Stalin defeated Trotsky in the struggle for control after Lenin’s incapacition by a series of strokes that led to his death in 1924. In the 1930s millions were killed and sent to labour camps as part of Stalin’s crash collectivisation of farms.

Would Soviet history have been less violent had Trotsky rather than Stalin won the succession struggle? It is the great unanswerable question of Trotsky’s life.

But as Service writes: “It is difficult to believe he would not have reacted harshly to resistance to his policies. Violence was objectively built into the demands of his policies.”

The evidence comes from the ruthless methods Trotsky applied as Lenin’s war commissar in leading the Bolsheviks to victory in the 1917-21 civil war. Trotsky ordered the execution of Bolshevik deserters and the seizure of hostages from the families of ex-Tsarist officers who he had recruited into the Red Army; and he endorsed the shooting of thousands of prisoners held by the security police.

Trotsky also supported violent measures against peasants deemed guilty of hoarding grain and hindering the war effort. In 1922, he urged that a band of Socialist Revolutionaries, leftist rivals of the Bolsheviks, be tried in a case that foreshadowed the show trials of the 1930s, when Stalin put to death some of his oldest party comrades.

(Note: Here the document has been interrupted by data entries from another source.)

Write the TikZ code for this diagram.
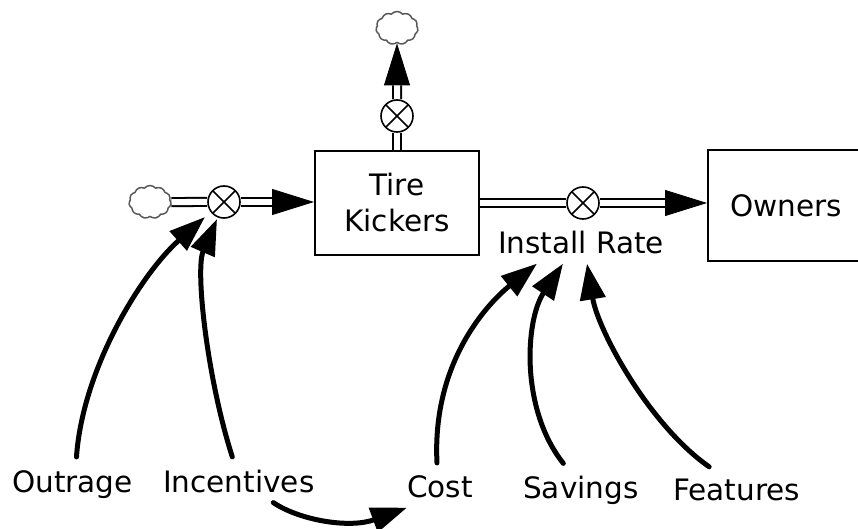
\documentclass[tikz,border=0pt]{standalone}
\usepackage{fontspec}
\setmainfont{DejaVu Sans}
\usetikzlibrary{arrows.meta,shapes.symbols,backgrounds}
\begin{document}
\begin{tikzpicture}[x=1pt,y=-1pt,
  every node/.style={font=\fontsize{29.5pt}{36pt}\selectfont},
  stock/.style={draw, line width=2pt, inner sep=0pt},
  valve/.style={circle, draw, line width=1.6pt, fill=white, minimum size=32pt, inner sep=0pt,
    path picture={\draw[line width=1.6pt]
      (path picture bounding box.south west) -- (path picture bounding box.north east)
      (path picture bounding box.north west) -- (path picture bounding box.south east);}},
  source/.style={cloud, cloud puffs=11, cloud puff arc=100, aspect=1.3, draw=black!65,
    line width=1.5pt, minimum width=42pt, minimum height=33pt, inner sep=0pt},
  pipe/.style={line width=2pt, double=white, double distance=6pt},
  flowtip/.style={line width=0.8pt, -{Triangle[length=42pt,width=26pt]}},
  infl/.style={line width=5pt, line cap=round, -{Triangle[length=36pt,width=25pt]}},
  lbl/.style={anchor=base west, inner sep=0pt}
]
\useasboundingbox (0,0) rectangle (858,529);
\clip (0,0) rectangle (858,529);

% stocks
\node[stock, minimum width=164pt, minimum height=103pt, align=center] (tk) at (397,203) {Tire\\Kickers};
\node[stock, minimum width=156pt, minimum height=111pt] (own) at (786,205.5) {Owners};

% sources and sinks
\node[source] (lcl) at (150,202) {};
\node[source] (tcl) at (397,28) {};

% flow valves
\node[valve] (vL) at (224,202) {};
\node[valve] (vT) at (397,116) {};
\node[valve] (vI) at (583,203) {};
\node[anchor=base, inner sep=0pt] (ir) at (581,253) {Install Rate};

% auxiliary variables
\node[lbl] (out) at (12,492) {Outrage};
\node[lbl] (inc) at (163,492) {Incentives};
\node[lbl] (cost) at (407,497) {Cost};
\node[lbl] (sav) at (523,498) {Savings};
\node[lbl] (feat) at (673,500) {Features};

% pipes of the flows
\begin{scope}[on background layer]
  \draw[flowtip] (vL) -- (vL -| tk.west);
  \draw[flowtip] (vT) -- (tcl.south);
  \draw[flowtip] (vI) -- (vI -| own.west);
  \draw[pipe] (lcl) -- (vL);
  \draw[pipe, shorten >=42pt] (vL) -- (vL -| tk.west);
  \draw[pipe] (tk) -- (vT);
  \draw[pipe, shorten >=42pt] (vT) -- (tcl.south);
  \draw[pipe] (tk) -- (vI);
  \draw[pipe, shorten >=42pt] (vI) -- (vI -| own.west);
\end{scope}

% causal links
\draw[infl] ([xshift=4pt,yshift=13pt]out.north)
  .. controls +(6,-87) and +(-65,58) .. ([xshift=-19pt,yshift=-15pt]vL.center);
\draw[infl] ([xshift=-6.5pt,yshift=12.5pt]inc.north)
  .. controls +(-25,-78) and +(-22,51) .. ([xshift=-7pt,yshift=-17pt]vL.center);
\draw[infl] ([xshift=34.5pt,yshift=-10pt]inc.south)
  .. controls +(27,18) and +(-57,21) .. ([yshift=-10pt]cost.south west);
\draw[infl] ([xshift=-3pt,yshift=12pt]cost.north)
  .. controls +(-5,-98) and +(-52,42) .. ([xshift=-44pt,yshift=-10pt]ir.south);
\draw[infl] ([xshift=-17.5pt,yshift=12pt]sav.north)
  .. controls +(-43,-54) and +(-38,57) .. ([xshift=-18pt,yshift=-10pt]ir.south);
\draw[infl] ([xshift=-27.5pt,yshift=11.5pt]feat.north)
  .. controls +(-60,-42) and +(11,67) .. ([xshift=6pt,yshift=-10pt]ir.south);
\end{tikzpicture}
\end{document}
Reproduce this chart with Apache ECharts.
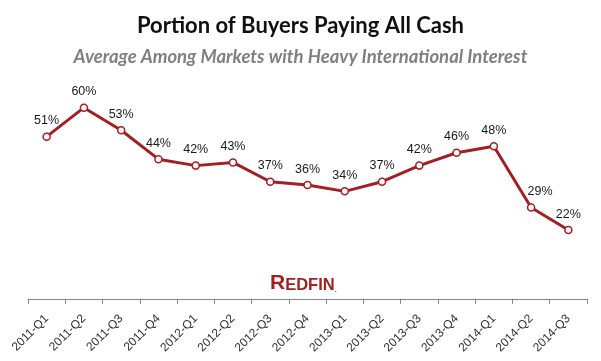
<!DOCTYPE html>
<html>
<head>
<meta charset="utf-8">
<script src="https://cdn.jsdelivr.net/npm/echarts@6/dist/echarts.min.js"></script>
<style>
html,body{margin:0;padding:0;background:#fff;}
#chart{width:601px;height:361px;}
</style>
</head>
<body>
<div id="chart"></div>
<script>
var categories = ['2011-Q1','2011-Q2','2011-Q3','2011-Q4','2012-Q1','2012-Q2','2012-Q3','2012-Q4','2013-Q1','2013-Q2','2013-Q3','2013-Q4','2014-Q1','2014-Q2','2014-Q3'];
var cashShare = [51,60,53,44,42,43,37,36,34,37,42,46,48,29,22];
var titleText = 'Portion of Buyers Paying All Cash';
var subtitleText = 'Average Among Markets with Heavy International Interest';

var chart = echarts.init(document.getElementById('chart'), null, {renderer:'canvas'});
var seriesData = cashShare.map(function(v, i){
  var d = {value: v};
  if (i === 13) d.label = {offset: [9, 0]};
  return d;
});
chart.setOption({
  animation:false,
  backgroundColor:'#fff',
  title:[{
    text:titleText,
    left:'center', top:10,
    textStyle:{fontFamily:'Lato', fontWeight:'bold', fontSize:22, color:'#111'}
  },{
    text:subtitleText,
    left:'center', top:43,
    textStyle:{fontFamily:'Lato', fontWeight:'bold', fontStyle:'italic', fontSize:18.5, color:'#808080'}
  }],
  graphic:[{
    type:'text',
    left:270, top:273,
    style:{
      text:'{a|R}{b|EDFIN}{c|.}',
      rich:{
        a:{fontFamily:'Liberation Sans', fontWeight:'bold', fontSize:21, fill:'#A41E22', verticalAlign:'bottom'},
        b:{fontFamily:'Liberation Sans', fontWeight:'bold', fontSize:16.5, fill:'#A41E22', verticalAlign:'bottom'},
        c:{fontFamily:'Liberation Sans', fontWeight:'bold', fontSize:7, fill:'#A41E22', verticalAlign:'bottom'}
      }
    }
  }],
  grid:{left:28, right:14, top:75.5, bottom:60.2},
  xAxis:{
    type:'category',
    data:categories,
    boundaryGap:true,
    offset:-2,
    axisLine:{lineStyle:{color:'#868686', width:1}},
    axisTick:{show:true, length:5, lineStyle:{color:'#868686'}},
    axisLabel:{rotate:45, margin:18, fontFamily:'Liberation Sans', fontSize:12, color:'#333', interval:0}
  },
  yAxis:{type:'value', min:0, max:70, show:false, splitLine:{show:false}},
  series:[{
    type:'line',
    data:seriesData,
    symbol:'circle',
    symbolSize:7,
    lineStyle:{color:'#A31F24', width:3},
    itemStyle:{color:'#fff', borderColor:'#A31F24', borderWidth:1.5},
    label:{show:true, position:'top', distance:5, formatter:'{c}%', fontFamily:'Liberation Sans', fontSize:12.5, color:'#1a1a1a'}
  }]
});
</script>
</body>
</html>
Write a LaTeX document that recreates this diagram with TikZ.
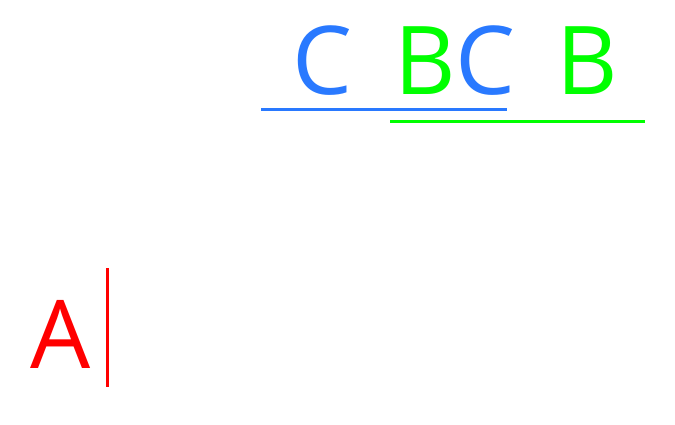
\documentclass[tikz,border=0pt]{standalone}
\usepackage{fontspec}
\setmainfont{Open Sans}
\definecolor{cblue}{RGB}{41,121,255}
\definecolor{cgreen}{RGB}{0,255,0}
\definecolor{cred}{RGB}{255,0,0}
\begin{document}
\begin{tikzpicture}[x=1pt,y=-1pt,
  letter/.style={inner sep=0pt,anchor=base,font=\fontsize{95}{100}\selectfont},
  rule/.style={line width=3pt}]
\useasboundingbox[fill=white] (0,0) rectangle (675,425);
\node[letter,text=cblue] (c) at (322.5,95) {C};
\node[letter] (bc) at (455,95) {\textcolor{cgreen}{B}\textcolor{cblue}{C}};
\node[letter,text=cgreen] (b) at (587.5,95) {B};
\node[letter,text=cred] (a) at (60.5,368) {A};
\coordinate (bl1) at (261,110);
\coordinate (bl2) at (507,110);
\coordinate (gl1) at (390,121.5);
\coordinate (gl2) at (645,121.5);
\coordinate (r1) at (107,268);
\coordinate (r2) at (107,387);
\draw[rule,cblue] (bl1) -- (bl2);
\draw[rule,cgreen] (gl1) -- (gl2);
\draw[rule,cred] (r1) -- (r2);
\end{tikzpicture}
\end{document}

Trotsky’s ideological zealotry stood in contrast to his comfortable upbringing. Born Leiba Bronstein in 1879, he was the son of a well-off Jewish farmer in Ukraine. But he soon dabbled in radical circles and was imprisoned at the age of 19. There followed a spell of Siberian exile, a dramatic escape abroad, a prominent role in Imperial Russia’s abortive 1905 revolution, and then arrest, exile and escape again before 1917.

Service paints a perceptive portrait, emphasising how Trotsky, a lifelong advocate of world revolution, insisted on speaking grammatically correct Russian, and sported dapper three-piece suits and a pince-nez. He gave up smoking, drank sparingly and hated smutty stories, while “nearly all fellow Bolsheviks smoked, drank, swore and gossiped profusely”.

He was not one of the Bolshevik boys. He was late to join the party and never won, or even tried to win, the confidence of Bolshevik veterans whose support would have been useful had he sought the leadership in 1923-24. By contrast, Stalin took meticulous care to gain control of the party machinery. He had Trotsky expelled from the party in 1927, deported abroad in 1929 and condemned to death in absentia in 1936.

In today’s Russia, Service concludes, Trotsky is an antiquarian curiosity. “He was close to Stalin in intentions and practice. He was no more likely than Stalin to create a society of humanitarian socialism.”